Da werde es auch nicht ausbleiben, dass manche die Profession wechseln. Gessl: „Da wird passieren, was auch im Tourismus passiert ist. Manche werden ihr Berufsbild hinterfragen. Kann ich von dem noch leben? Will ich weiter in dieser Instabilität leben? Da kann es schon sein, dass manche ihre Berufung infrage stellen“, sagt Gessl.
In Niederösterreich ist der Geschäftsführer der NÖKU heuer mit neuen, zusätzlichen Aufgaben betraut. So fallen nach dem Abschied des Ehepaars Loidolt nun auch die Festspiele Reichenau in seinen Aufgabenbereich. Mit der Burgschauspielerin Maria Happel hat er bereits eine prominente Intendantin engagiert, jetzt wird noch die Geschäftsführung bestellt. In Wiener Neustadt übernimmt die NÖKU nun auch das Stadttheater.

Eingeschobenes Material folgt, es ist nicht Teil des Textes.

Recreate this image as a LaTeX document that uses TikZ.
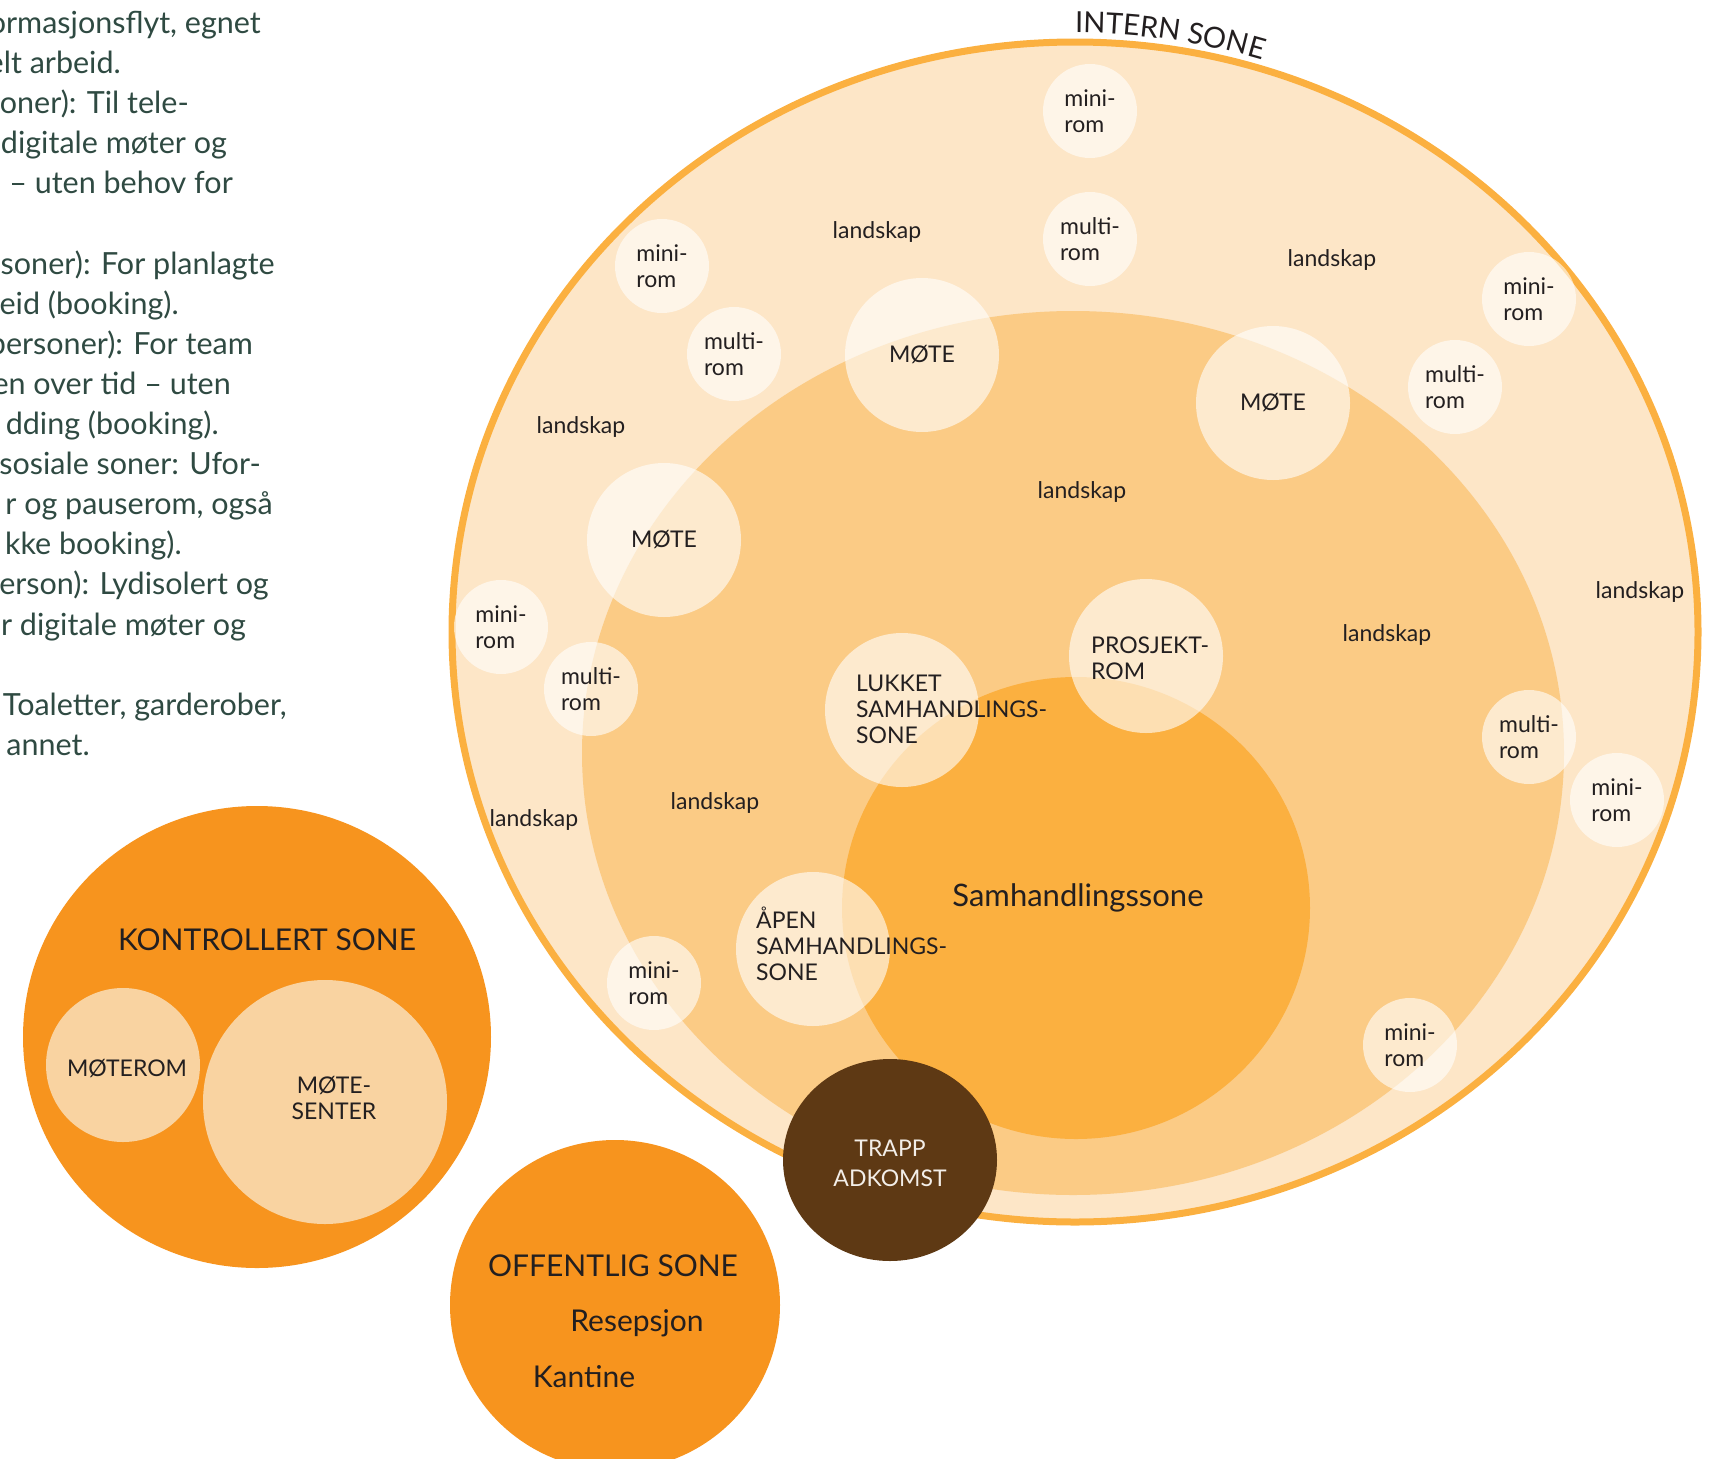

Wegen dieser Größe der NÖKU wird Paul Gessl manchmal auch als mächtigster Kulturmanager Österreichs bezeichnet. Er sieht das nicht so. „Es geht nicht um Größe, es geht nicht um Macht. Es geht darum, den Rahmen für kreatives, innovatives Arbeiten zu schaffen. Wachstum war nie Teil unserer Unternehmensstrategie. Mein Ziel ist es, dass wir als innovativer, spannender Kulturbetrieb genannt werden, der vieles ermöglicht, der die Künstlerinnen und Künstler unterstützt, der perfekt Service und Dienstleistung dem Kunden, den Besuchern, bietet“, sagt Gessl.